Thread locking compound

Once all the fasteners are out gently pried off the back cover of the laptop (it might be a bit stuck in place, so work it slowly and carefully). But once the cover is off, you're in!

Inside the MacBook!

The RAM is held in place by plastic clips at either end of the modules. Pull the clips apart (away from the RAM modules) and the modules will pop up. Once the module has popped up, pull it out towards you to remove the first one.

Removing the RAM

You'll notice that to free the second module you need to pull the clips to the side once again for it to pop up completely. Once it has done that, pull it out as you did with the first one.

Removing the RAM

Start the replacement process by replacing the bottom RAM module (the one you removed last) first. Slot it into the holder at an angle and then push it down to engage against the clips.

Refitting the RAM

Replace the next module in the same way. Slot it in and push it down into place.

Refitting the RAM

And that's the RAM upgrade done!

Now onto the storage.

Next, we move onto replacing the hard drive with the high-performance OWC SSD. The old drive is held in place with four Phillips 00 fasteners.

Removing the hard drive

To remove the hard drive, carefully pull the plastic tab.

Removing the hard drive

Carefully remove the power/data connector. Pull on the plastic connector and not the ribbon cable (the cable is delicate, and you don't want to break it!).

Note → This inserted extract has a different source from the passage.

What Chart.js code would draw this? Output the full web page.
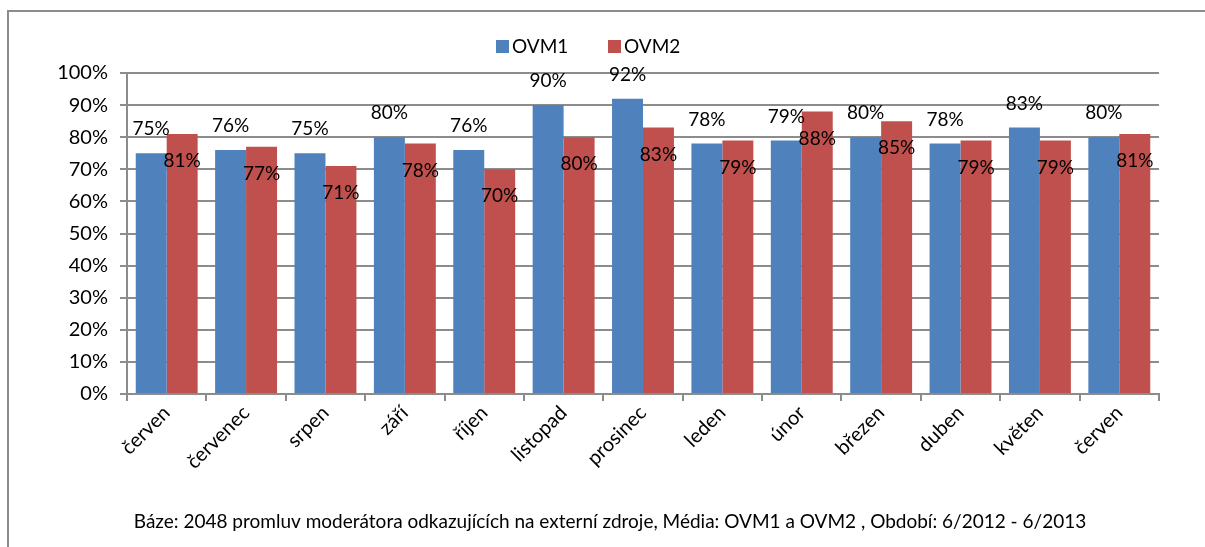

Disconnect the power/data connector

Look at the edges of the hard drive you just removed and you'll notice four mounting pegs that you need to transfer over to the SSD. You unscrew them from the hard drive using the Torx T6 bit and fit them onto the SSD. No need to screw them too tight. Go easy! Finger tight is more than enough.

Refitting the mounting pegs

With that done. it's time to slide the SSD into place, making sure the pegs go into the appropriate slot. Once the SSD is in the mounting cradle, you can do up the four mounting screws.

Fitting the SSD

You're almost done! Now it's time to refit the back cover and screw in the fasteners. Remember not to go crazy on these tiny fasteners. A gentle finger tight is ample because they are easily damaged.

Refitting the back cover

Finally, follow Apple's documentation for how to use the macOS recovery tool to get your Mac up and running and recover the data using Time Machine. If you're not using Time Machine, you'll first need to reinstall macOS and recover from within the operating system.

Recover your data from your backup

And you're done! Enjoy your faster, more responsive Mac!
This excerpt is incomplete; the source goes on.